Mourinho departed Inter little more than a week after the Champions League success, replacing Manuel Pellegrini at Real Madrid, having met with Florentino Perez in Madrid after the final. He took Los Blancos to the title in 2011-12 but that, a Copa del Rey in 2011 and the 2012 Supercopa de Espana were his only pieces of silverware while in Spain.

He returned to Chelsea in 2013 and won another Premier League title, having won two in his previous spell at Stamford Bridge, and, after leaving the Blues in 2015, was appointed by Manchester United a year later. United won the Europa League in 2017, but Mourinho was sacked in December 2018.

Tottenham appointed Mourinho a year later but a series of disappointing results and performances in 2021 led to his departure, in April, days before the club was due to contest the Carabao Cup Final with Manchester City. Spurs would lose 1-0 to City under interim manager Ryan Mason.

Mourinho’s next move was widely speculated upon but despite recently commenting that he would manage a rival of Inter, the move to Roma came out of the blue, having been announced the same day it was confirmed Fonseca would not coach the Lupi in 2021-22.

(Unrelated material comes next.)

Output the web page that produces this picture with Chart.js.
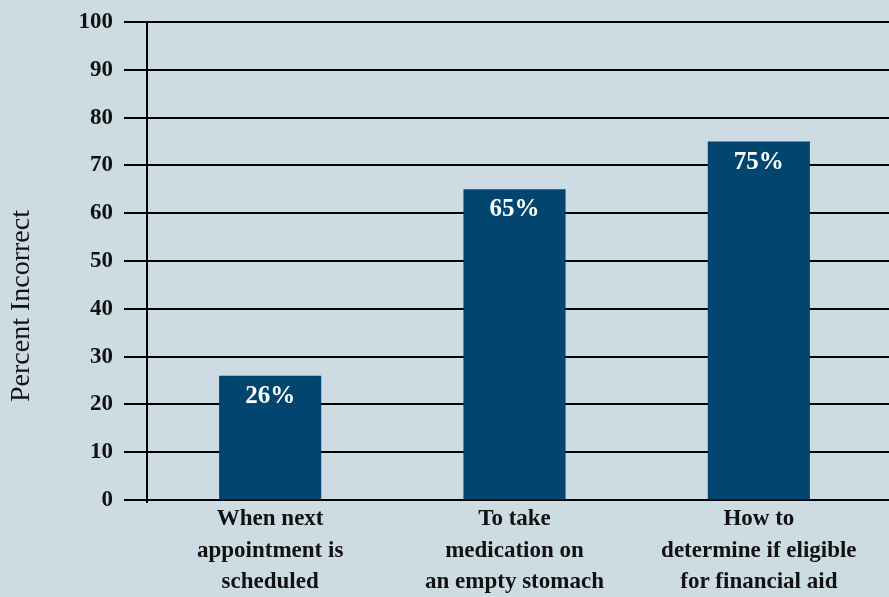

He joins Roma having won the title in four countries – Portugal, England, Italy and Spain – and four European trophies with three different clubs. Mourinho, who famously dubbed himself the Special One when he was first appointed by Chelsea, is also the last foreign coach to have won the Scudetto – Massimiliano Allegri has won six since 2010, Antonio Conte has four and Maurizio Sarri has one.